Dr. Lise M. Bjerre is an epidemiologist and a family physician. She is the inaugural University of Ottawa and Institut du Savoir Montfort Chair in Family Medicine, (a position she has held since January 1st, 2021), a researcher with the Department of Family Medicine at the University of Ottawa and a practicing family physician working at the Active Care Medical Clinic in Kanata. Her research focuses on access to primary health care (particularly for vulnerable and underserved populations, including Francophones minorities and rural populations medication in primary care), and on the appropriate use of medications at the population level. She also conducts evidence-based knowledge syntheses to improve clinical practice and to foster patient involvement in managing their own health. In addition, she uses artificial intelligence (AI) in combination with population databases as a means to make better use of existing data resource.
Since joining the Department of Family Medicine at the University of Ottawa in June 2010, she has been successful in obtaining funding as principal investigator (PI) from the Canadian Institutes of Health Research (CIHR) for two projects that use Ontario’s large health administrative databases (ICES data). These include her study on the effect of Post-discharge Outpatient Care on unplanned readmissions (the EPOC-readmission study), and her newest CIHR grant that focuses on assessing Potentially Inappropriate prescribing (PIP) in Ontario’s elderly population (the PIP-STOPP study). She is also the principal investigator on a grant funded by the Ontario Ministry of Health through the Bruyere Centre for Learning and Research in Long-Term Care (CLRI) whose aim is to validate tools to identify PIP using health administrative data, by comparing their performance when applied to clinical data, which is considered the gold standard.

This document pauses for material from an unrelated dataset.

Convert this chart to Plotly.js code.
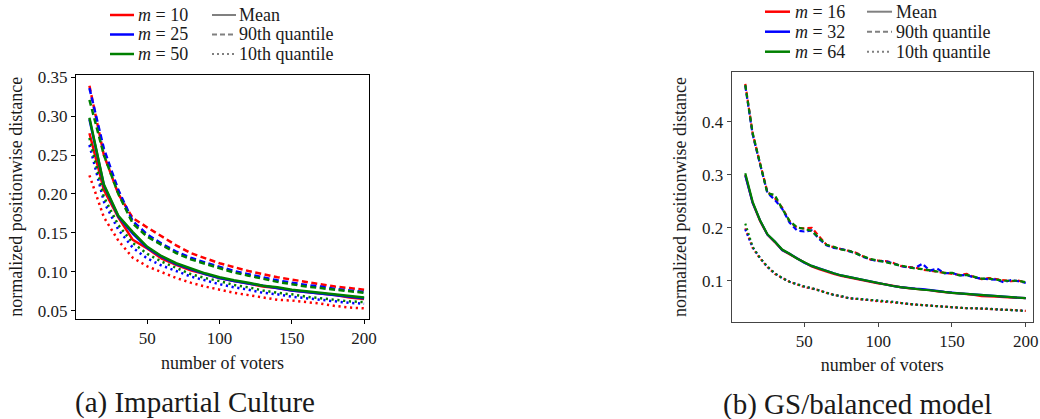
<!DOCTYPE html>
<html>
<head>
<meta charset="utf-8">
<script src="https://cdn.plot.ly/plotly-3.0.1.min.js"></script>
<style>
html,body{margin:0;padding:0;background:#fff;}
#chart{width:1040px;height:419px;}
#chart text, #chart tspan { font-family: 'Liberation Serif' !important; }
</style>
</head>
<body>
<div id="chart"></div>
<script>
// ---------- data: (a) Impartial Culture ----------
const leftVoters = [10,20,30,40,50,60,70,80,90,100,110,120,130,140,150,160,170,180,190,200];
const leftLabels = ['<i>m</i> = 10','<i>m</i> = 25','<i>m</i> = 50'];
const icMean10 = [0.278,0.205,0.170,0.141,0.130,0.117,0.109,0.102,0.097,0.092,0.088,0.085,0.081,0.079,0.076,0.074,0.072,0.070,0.067,0.065];
const icP90_10 = [0.339,0.250,0.200,0.169,0.157,0.145,0.134,0.124,0.117,0.111,0.106,0.101,0.097,0.093,0.090,0.087,0.084,0.081,0.079,0.077];
const icP10_10 = [0.224,0.170,0.140,0.118,0.107,0.099,0.092,0.086,0.081,0.077,0.073,0.070,0.067,0.064,0.063,0.061,0.059,0.056,0.054,0.053];
const icMean25 = [0.296,0.211,0.171,0.149,0.131,0.119,0.110,0.103,0.097,0.092,0.088,0.085,0.082,0.079,0.076,0.074,0.072,0.070,0.068,0.066];
const icP90_25 = [0.336,0.258,0.205,0.165,0.148,0.136,0.126,0.118,0.112,0.106,0.101,0.097,0.093,0.089,0.086,0.083,0.081,0.078,0.076,0.074];
const icP10_25 = [0.263,0.190,0.154,0.131,0.117,0.108,0.101,0.094,0.089,0.084,0.080,0.077,0.073,0.071,0.068,0.066,0.064,0.062,0.060,0.059];
const icMean50 = [0.298,0.212,0.172,0.151,0.132,0.120,0.111,0.104,0.098,0.093,0.089,0.086,0.082,0.080,0.077,0.075,0.073,0.071,0.069,0.067];
const icP90_50 = [0.321,0.250,0.200,0.162,0.145,0.134,0.124,0.116,0.110,0.104,0.099,0.095,0.091,0.087,0.084,0.081,0.079,0.077,0.075,0.073];
const icP10_50 = [0.272,0.196,0.160,0.137,0.123,0.113,0.105,0.097,0.092,0.088,0.083,0.080,0.076,0.073,0.071,0.068,0.066,0.064,0.062,0.061];
const leftYTicks = [0.05,0.10,0.15,0.20,0.25,0.30,0.35];

// ---------- data: (b) GS/balanced model ----------
const rightVoters = [10,15,20,25,30,35,40,45,50,55,60,65,70,75,80,85,90,95,100,105,110,115,120,125,130,135,140,145,150,155,160,165,170,175,180,185,190,195,200];
const rightLabels = ['<i>m</i> = 16','<i>m</i> = 32','<i>m</i> = 64'];
const gsMean16 = [0.300,0.247,0.213,0.187,0.173,0.158,0.150,0.142,0.134,0.127,0.122,0.117,0.113,0.109,0.106,0.103,0.100,0.097,0.095,0.093,0.090,0.088,0.086,0.085,0.083,0.082,0.080,0.078,0.077,0.076,0.075,0.073,0.071,0.071,0.070,0.069,0.068,0.068,0.067];
const gsP90_16 = [0.472,0.378,0.322,0.268,0.256,0.238,0.212,0.200,0.199,0.200,0.184,0.168,0.163,0.160,0.157,0.153,0.146,0.140,0.138,0.137,0.134,0.128,0.126,0.125,0.121,0.119,0.118,0.116,0.114,0.111,0.113,0.107,0.103,0.105,0.103,0.101,0.099,0.100,0.097];
const gsP10_16 = [0.199,0.162,0.142,0.126,0.113,0.105,0.098,0.093,0.088,0.085,0.082,0.077,0.073,0.070,0.067,0.066,0.064,0.063,0.061,0.060,0.060,0.058,0.056,0.055,0.054,0.053,0.052,0.050,0.050,0.049,0.048,0.048,0.047,0.047,0.046,0.045,0.045,0.044,0.043];
const gsMean32 = [0.299,0.247,0.214,0.187,0.174,0.158,0.151,0.142,0.134,0.128,0.123,0.118,0.114,0.110,0.107,0.104,0.101,0.098,0.095,0.093,0.090,0.088,0.086,0.085,0.084,0.083,0.081,0.079,0.077,0.076,0.075,0.074,0.073,0.072,0.070,0.069,0.068,0.068,0.067];
const gsP90_32 = [0.468,0.376,0.320,0.266,0.253,0.236,0.210,0.195,0.193,0.195,0.179,0.167,0.162,0.160,0.156,0.152,0.145,0.140,0.137,0.137,0.133,0.128,0.125,0.124,0.132,0.119,0.123,0.114,0.115,0.110,0.111,0.106,0.104,0.103,0.102,0.097,0.101,0.099,0.096];
const gsP10_32 = [0.197,0.163,0.143,0.126,0.114,0.105,0.098,0.093,0.089,0.086,0.082,0.077,0.073,0.071,0.067,0.066,0.065,0.063,0.062,0.061,0.060,0.058,0.056,0.055,0.054,0.053,0.052,0.050,0.050,0.049,0.048,0.048,0.048,0.047,0.046,0.045,0.045,0.044,0.043];
const gsMean64 = [0.303,0.249,0.214,0.188,0.174,0.159,0.151,0.142,0.135,0.128,0.123,0.118,0.114,0.110,0.107,0.104,0.101,0.098,0.095,0.093,0.090,0.088,0.086,0.085,0.083,0.082,0.080,0.079,0.077,0.076,0.075,0.074,0.073,0.071,0.070,0.069,0.069,0.068,0.067];
const gsP90_64 = [0.470,0.379,0.322,0.265,0.262,0.236,0.213,0.201,0.198,0.194,0.181,0.168,0.164,0.159,0.157,0.151,0.146,0.141,0.138,0.136,0.132,0.129,0.126,0.123,0.122,0.120,0.117,0.115,0.115,0.110,0.111,0.107,0.104,0.104,0.102,0.100,0.100,0.100,0.097];
const gsP10_64 = [0.208,0.164,0.143,0.127,0.114,0.105,0.098,0.093,0.089,0.086,0.082,0.077,0.073,0.071,0.067,0.066,0.065,0.063,0.062,0.061,0.060,0.058,0.056,0.055,0.054,0.053,0.052,0.050,0.050,0.049,0.048,0.048,0.048,0.047,0.046,0.045,0.045,0.044,0.043];
const rightYTicks = [0.1,0.2,0.3,0.4];

const xTicks = [50,100,150,200];
const styleLabels = ['Mean','90th quantile','10th quantile'];
const captions = ['(a) Impartial Culture','(b) GS/balanced model'];

// ---------- styling ----------
const W = 1040, H = 419;
const FONT = 'Liberation Serif';
const TXT = '#1a1a1a';
const seriesColors = ['#ff0000','#0000ff','#008000'];
const GRAY = '#808080';
const px = x => x / W;
const py = y => 1 - y / H;

const dashL = {mean:'solid', p90:'6px,3.5px', p10:'2.2px,3.6px'};
const dashR = {mean:'solid', p90:'5px,3px', p10:'2px,3px'};

const traces = [];
function addSet(xs, sets, xa, ya, lw, dashes) {
  sets.forEach((s, i) => {
    [['mean', s[0]], ['p90', s[1]], ['p10', s[2]]].forEach(([k, ys]) => {
      traces.push({
        type:'scatter', mode:'lines', x: xs, y: ys, xaxis: xa, yaxis: ya,
        line:{color: seriesColors[i], width: lw, dash: dashes[k]},
        showlegend:false, hoverinfo:'skip'
      });
    });
  });
}
addSet(leftVoters, [[icMean10, icP90_10, icP10_10],[icMean25, icP90_25, icP10_25],[icMean50, icP90_50, icP10_50]], 'x', 'y', 2.5, dashL);
addSet(rightVoters, [[gsMean16, gsP90_16, gsP10_16],[gsMean32, gsP90_32, gsP10_32],[gsMean64, gsP90_64, gsP10_64]], 'x2', 'y2', 2.2, dashR);

// ---------- legends (two-column, frameless, like matplotlib) ----------
const shapes = [], annotations = [];
function legendBlock(labels, colX, textX, rowsY, keyW) {
  labels.forEach((lab, i) => {
    shapes.push({type:'line', xref:'paper', yref:'paper',
      x0: px(colX), x1: px(colX + keyW), y0: py(rowsY[i]), y1: py(rowsY[i]),
      line:{color: seriesColors[i], width: 2.5}});
    annotations.push({xref:'paper', yref:'paper', x: px(textX), y: py(rowsY[i]),
      xanchor:'left', yanchor:'middle', showarrow:false, text: lab,
      font:{family: FONT, size: 18, color: TXT}});
  });
  const keys = ['solid', '5px,3px', '2px,3px'];
  styleLabels.forEach((lab, i) => {
    shapes.push({type:'line', xref:'paper', yref:'paper',
      x0: px(colX + 102), x1: px(colX + 102 + keyW), y0: py(rowsY[i]), y1: py(rowsY[i]),
      line:{color: GRAY, width: 2, dash: keys[i]}});
    annotations.push({xref:'paper', yref:'paper', x: px(textX + 101), y: py(rowsY[i]),
      xanchor:'left', yanchor:'middle', showarrow:false, text: lab,
      font:{family: FONT, size: 18, color: TXT}});
  });
}
legendBlock(leftLabels, 110, 136, [15, 34.5, 54], 24);
legendBlock(rightLabels, 765, 793, [11.7, 31.7, 51.7], 25);

annotations.push({xref:'paper', yref:'paper', x: px(194.5), y: py(402), xanchor:'center', yanchor:'middle',
  showarrow:false, text: captions[0], font:{family: FONT, size: 29, color: TXT}});
annotations.push({xref:'paper', yref:'paper', x: px(857), y: py(404.5), xanchor:'center', yanchor:'middle',
  showarrow:false, text: captions[1], font:{family: FONT, size: 29, color: TXT}});

function axisBase(lineColor) {
  return {showgrid:false, zeroline:false, showline:true, mirror:true, linecolor: lineColor, linewidth:1,
    ticks:'outside', ticklen:4, tickwidth:1, tickcolor: lineColor,
    tickfont:{family: FONT, size: 17, color: TXT}};
}
const axTitleFont = {family: FONT, size: 18, color: TXT};

const layout = {
  width: W, height: H, autosize:false,
  margin:{l:0, r:0, t:0, b:0, pad:0},
  paper_bgcolor:'#ffffff', plot_bgcolor:'#ffffff',
  showlegend:false,
  font:{family: FONT, size: 17, color: TXT},
  xaxis: Object.assign(axisBase('#000'), {domain:[px(76), px(369)], range:[0.7, 203.4], tickvals: xTicks,
    title:{text:'number of voters', font: axTitleFont, standoff: 8}, anchor:'y'}),
  yaxis: Object.assign(axisBase('#000'), {domain:[py(319), py(74.7)], range:[0.0393, 0.3533], tickvals: leftYTicks,
    tickformat:'.2f', title:{text:'normalized positionwise distance', font: axTitleFont, standoff: 10}, anchor:'x'}),
  xaxis2: Object.assign(axisBase('#444'), {domain:[px(731.7), px(1032.7)], range:[0.8, 204.7], tickvals: xTicks,
    title:{text:'number of voters', font: axTitleFont, standoff: 8}, anchor:'y2'}),
  yaxis2: Object.assign(axisBase('#444'), {domain:[py(321.7), py(72.3)], range:[0.0226, 0.4938], tickvals: rightYTicks,
    tickformat:'.1f', title:{text:'normalized positionwise distance', font: axTitleFont, standoff: 10}, anchor:'x2'}),
  shapes: shapes,
  annotations: annotations
};

Plotly.newPlot('chart', traces, layout, {staticPlot:true, displayModeBar:false});
</script>
</body>
</html>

She is also co-investigator on a large CIHR-funded Drug Safety and Effectiveness Network (DSEN) initiative, the NETMAN collaborating center, using network meta-analyses and related methods to answer questions about drug safety and effectiveness (co-PIs: David Moher and Edward Mills). She has also joined a large team that focus on the development of deprescribing guidelines for the elderly (PI: Barbra Farrell), also funded by the Ontario Ministry of Health as part of the Ontario Pharmacy Research Network (OPEN).